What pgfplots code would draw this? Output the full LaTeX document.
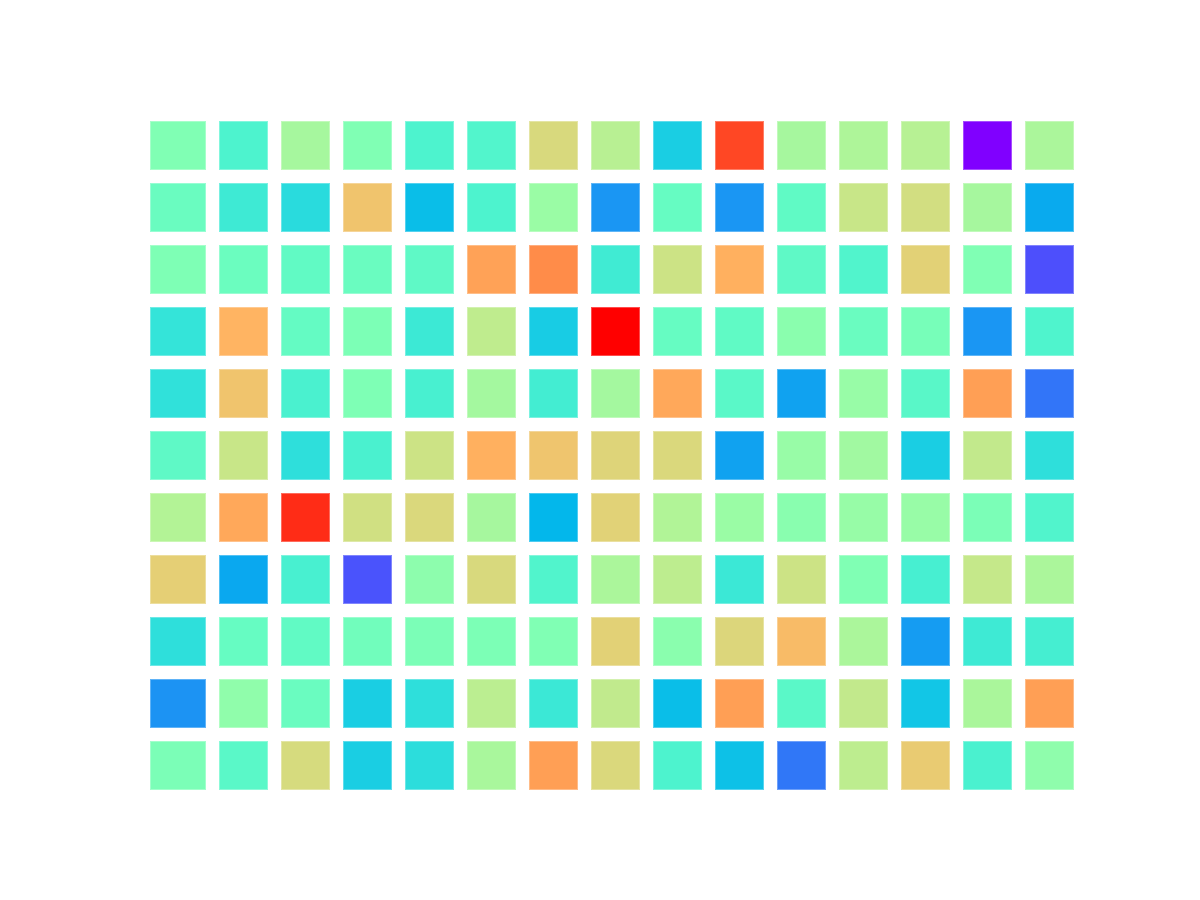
\documentclass[border=0pt]{standalone}
\usepackage{pgfplots}
\pgfplotsset{compat=1.18}
\begin{document}
\begin{tikzpicture}
\fill[white] (0,0) rectangle (12cm,9cm);
\pgfplotsset{
  colormap={mplrainbow}{
    rgb255=(128,0,255) rgb255=(102,40,254) rgb255=(77,79,252) rgb255=(51,116,248)
    rgb255=(26,150,243) rgb255=(0,180,236) rgb255=(26,206,227) rgb255=(51,227,217)
    rgb255=(77,243,206) rgb255=(102,252,194) rgb255=(128,255,180) rgb255=(153,252,166)
    rgb255=(179,243,150) rgb255=(204,227,133) rgb255=(230,206,116) rgb255=(255,180,98)
    rgb255=(255,150,79) rgb255=(255,116,60) rgb255=(255,79,40) rgb255=(255,40,20)
    rgb255=(255,0,0)},
  cell/.style={scatter, only marks, mark=square*, mark size=6.85pt,
    point meta=explicit,
    scatter/use mapped color={draw=mapped color!70!white, fill=mapped color},
    mark options={line width=0.3pt}}
}
\begin{axis}[
  at={(1.5cm,0.99cm)}, anchor=south west,
  width=9.3cm, height=6.93cm, scale only axis,
  hide axis,
  xmin=-0.508, xmax=14.492,
  ymin=-0.605, ymax=10.573,
  y dir=reverse,
  point meta min=0, point meta max=1,
]
% first column (wider cells)
\addplot[cell, mark options={xscale=1.15, line width=0.3pt}] table[row sep=\\, meta=c] {
x y c\\
-0.053 0 0.50\\ -0.053 1 0.458\\ -0.053 2 0.497\\ -0.053 3 0.352\\
-0.053 4 0.344\\ -0.053 5 0.435\\ -0.053 6 0.60\\ -0.053 7 0.697\\
-0.053 8 0.34\\ -0.053 9 0.195\\ -0.053 10 0.49\\
};
% remaining columns
\addplot[cell] table[row sep=\\, meta=c] {
x y c\\
1 0 0.40\\ 2 0 0.575\\ 3 0 0.50\\ 4 0 0.40\\ 5 0 0.41\\ 6 0 0.673\\ 7 0 0.61\\
8 0 0.30\\ 9 0 0.91\\ 10 0 0.575\\ 11 0 0.59\\ 12 0 0.607\\ 13 0 0.0\\ 14 0 0.585\\
1 1 0.372\\ 2 1 0.33\\ 3 1 0.72\\ 4 1 0.27\\ 5 1 0.40\\ 6 1 0.552\\ 7 1 0.20\\
8 1 0.45\\ 9 1 0.20\\ 10 1 0.438\\ 11 1 0.642\\ 12 1 0.662\\ 13 1 0.575\\ 14 1 0.233\\
1 2 0.46\\ 2 2 0.44\\ 3 2 0.458\\ 4 2 0.435\\ 5 2 0.78\\ 6 2 0.815\\ 7 2 0.375\\
8 2 0.65\\ 9 2 0.757\\ 10 2 0.435\\ 11 2 0.407\\ 12 2 0.693\\ 13 2 0.50\\ 14 2 0.10\\
1 3 0.75\\ 2 3 0.446\\ 3 3 0.493\\ 4 3 0.368\\ 5 3 0.623\\ 6 3 0.297\\ 7 3 1.0\\
8 3 0.45\\ 9 3 0.438\\ 10 3 0.52\\ 11 3 0.458\\ 12 3 0.483\\ 13 3 0.20\\ 14 3 0.404\\
1 4 0.72\\ 2 4 0.395\\ 3 4 0.497\\ 4 4 0.39\\ 5 4 0.572\\ 6 4 0.38\\ 7 4 0.572\\
8 4 0.77\\ 9 4 0.426\\ 10 4 0.22\\ 11 4 0.548\\ 12 4 0.423\\ 13 4 0.785\\ 14 4 0.152\\
1 5 0.642\\ 2 5 0.34\\ 3 5 0.395\\ 4 5 0.65\\ 5 5 0.757\\ 6 5 0.717\\ 7 5 0.685\\
8 5 0.677\\ 9 5 0.22\\ 10 5 0.548\\ 11 5 0.565\\ 12 5 0.30\\ 13 5 0.63\\ 14 5 0.34\\
1 6 0.77\\ 2 6 0.945\\ 3 6 0.658\\ 4 6 0.677\\ 5 6 0.575\\ 6 6 0.255\\ 7 6 0.69\\
8 6 0.596\\ 9 6 0.552\\ 10 6 0.517\\ 11 6 0.545\\ 12 6 0.548\\ 13 6 0.49\\ 14 6 0.407\\
1 7 0.23\\ 2 7 0.39\\ 3 7 0.105\\ 4 7 0.525\\ 5 7 0.673\\ 6 7 0.407\\ 7 7 0.585\\
8 7 0.62\\ 9 7 0.365\\ 10 7 0.65\\ 11 7 0.50\\ 12 7 0.388\\ 13 7 0.635\\ 14 7 0.585\\
1 8 0.45\\ 2 8 0.44\\ 3 8 0.472\\ 4 8 0.49\\ 5 8 0.493\\ 6 8 0.50\\ 7 8 0.693\\
8 8 0.52\\ 9 8 0.68\\ 10 8 0.736\\ 11 8 0.585\\ 12 8 0.21\\ 13 8 0.372\\ 14 8 0.385\\
1 9 0.532\\ 2 9 0.458\\ 3 9 0.30\\ 4 9 0.34\\ 5 9 0.615\\ 6 9 0.365\\ 7 9 0.627\\
8 9 0.27\\ 9 9 0.785\\ 10 9 0.426\\ 11 9 0.63\\ 12 9 0.285\\ 13 9 0.583\\ 14 9 0.785\\
1 10 0.426\\ 2 10 0.67\\ 3 10 0.30\\ 4 10 0.335\\ 5 10 0.58\\ 6 10 0.785\\ 7 10 0.677\\
8 10 0.40\\ 9 10 0.275\\ 10 10 0.155\\ 11 10 0.62\\ 12 10 0.705\\ 13 10 0.395\\ 14 10 0.53\\
};
\end{axis}
\end{tikzpicture}
\end{document}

CHALLENGE >> Images in the data above are to be skipped. Retype all other material exactly.

FINISHED EXERCISE >>
What pgfplots code would draw this? Output the full LaTeX document.
\documentclass[border=0pt]{standalone}
\usepackage{pgfplots}
\pgfplotsset{compat=1.18}
\begin{document}
\begin{tikzpicture}
\fill[white] (0,0) rectangle (12cm,9cm);
\pgfplotsset{
  colormap={mplrainbow}{
    rgb255=(128,0,255) rgb255=(102,40,254) rgb255=(77,79,252) rgb255=(51,116,248)
    rgb255=(26,150,243) rgb255=(0,180,236) rgb255=(26,206,227) rgb255=(51,227,217)
    rgb255=(77,243,206) rgb255=(102,252,194) rgb255=(128,255,180) rgb255=(153,252,166)
    rgb255=(179,243,150) rgb255=(204,227,133) rgb255=(230,206,116) rgb255=(255,180,98)
    rgb255=(255,150,79) rgb255=(255,116,60) rgb255=(255,79,40) rgb255=(255,40,20)
    rgb255=(255,0,0)},
  cell/.style={scatter, only marks, mark=square*, mark size=6.85pt,
    point meta=explicit,
    scatter/use mapped color={draw=mapped color!70!white, fill=mapped color},
    mark options={line width=0.3pt}}
}
\begin{axis}[
  at={(1.5cm,0.99cm)}, anchor=south west,
  width=9.3cm, height=6.93cm, scale only axis,
  hide axis,
  xmin=-0.508, xmax=14.492,
  ymin=-0.605, ymax=10.573,
  y dir=reverse,
  point meta min=0, point meta max=1,
]
% first column (wider cells)
\addplot[cell, mark options={xscale=1.15, line width=0.3pt}] table[row sep=\\, meta=c] {
x y c\\
-0.053 0 0.50\\ -0.053 1 0.458\\ -0.053 2 0.497\\ -0.053 3 0.352\\
-0.053 4 0.344\\ -0.053 5 0.435\\ -0.053 6 0.60\\ -0.053 7 0.697\\
-0.053 8 0.34\\ -0.053 9 0.195\\ -0.053 10 0.49\\
};
% remaining columns
\addplot[cell] table[row sep=\\, meta=c] {
x y c\\
1 0 0.40\\ 2 0 0.575\\ 3 0 0.50\\ 4 0 0.40\\ 5 0 0.41\\ 6 0 0.673\\ 7 0 0.61\\
8 0 0.30\\ 9 0 0.91\\ 10 0 0.575\\ 11 0 0.59\\ 12 0 0.607\\ 13 0 0.0\\ 14 0 0.585\\
1 1 0.372\\ 2 1 0.33\\ 3 1 0.72\\ 4 1 0.27\\ 5 1 0.40\\ 6 1 0.552\\ 7 1 0.20\\
8 1 0.45\\ 9 1 0.20\\ 10 1 0.438\\ 11 1 0.642\\ 12 1 0.662\\ 13 1 0.575\\ 14 1 0.233\\
1 2 0.46\\ 2 2 0.44\\ 3 2 0.458\\ 4 2 0.435\\ 5 2 0.78\\ 6 2 0.815\\ 7 2 0.375\\
8 2 0.65\\ 9 2 0.757\\ 10 2 0.435\\ 11 2 0.407\\ 12 2 0.693\\ 13 2 0.50\\ 14 2 0.10\\
1 3 0.75\\ 2 3 0.446\\ 3 3 0.493\\ 4 3 0.368\\ 5 3 0.623\\ 6 3 0.297\\ 7 3 1.0\\
8 3 0.45\\ 9 3 0.438\\ 10 3 0.52\\ 11 3 0.458\\ 12 3 0.483\\ 13 3 0.20\\ 14 3 0.404\\
1 4 0.72\\ 2 4 0.395\\ 3 4 0.497\\ 4 4 0.39\\ 5 4 0.572\\ 6 4 0.38\\ 7 4 0.572\\
8 4 0.77\\ 9 4 0.426\\ 10 4 0.22\\ 11 4 0.548\\ 12 4 0.423\\ 13 4 0.785\\ 14 4 0.152\\
1 5 0.642\\ 2 5 0.34\\ 3 5 0.395\\ 4 5 0.65\\ 5 5 0.757\\ 6 5 0.717\\ 7 5 0.685\\
8 5 0.677\\ 9 5 0.22\\ 10 5 0.548\\ 11 5 0.565\\ 12 5 0.30\\ 13 5 0.63\\ 14 5 0.34\\
1 6 0.77\\ 2 6 0.945\\ 3 6 0.658\\ 4 6 0.677\\ 5 6 0.575\\ 6 6 0.255\\ 7 6 0.69\\
8 6 0.596\\ 9 6 0.552\\ 10 6 0.517\\ 11 6 0.545\\ 12 6 0.548\\ 13 6 0.49\\ 14 6 0.407\\
1 7 0.23\\ 2 7 0.39\\ 3 7 0.105\\ 4 7 0.525\\ 5 7 0.673\\ 6 7 0.407\\ 7 7 0.585\\
8 7 0.62\\ 9 7 0.365\\ 10 7 0.65\\ 11 7 0.50\\ 12 7 0.388\\ 13 7 0.635\\ 14 7 0.585\\
1 8 0.45\\ 2 8 0.44\\ 3 8 0.472\\ 4 8 0.49\\ 5 8 0.493\\ 6 8 0.50\\ 7 8 0.693\\
8 8 0.52\\ 9 8 0.68\\ 10 8 0.736\\ 11 8 0.585\\ 12 8 0.21\\ 13 8 0.372\\ 14 8 0.385\\
1 9 0.532\\ 2 9 0.458\\ 3 9 0.30\\ 4 9 0.34\\ 5 9 0.615\\ 6 9 0.365\\ 7 9 0.627\\
8 9 0.27\\ 9 9 0.785\\ 10 9 0.426\\ 11 9 0.63\\ 12 9 0.285\\ 13 9 0.583\\ 14 9 0.785\\
1 10 0.426\\ 2 10 0.67\\ 3 10 0.30\\ 4 10 0.335\\ 5 10 0.58\\ 6 10 0.785\\ 7 10 0.677\\
8 10 0.40\\ 9 10 0.275\\ 10 10 0.155\\ 11 10 0.62\\ 12 10 0.705\\ 13 10 0.395\\ 14 10 0.53\\
};
\end{axis}
\end{tikzpicture}
\end{document}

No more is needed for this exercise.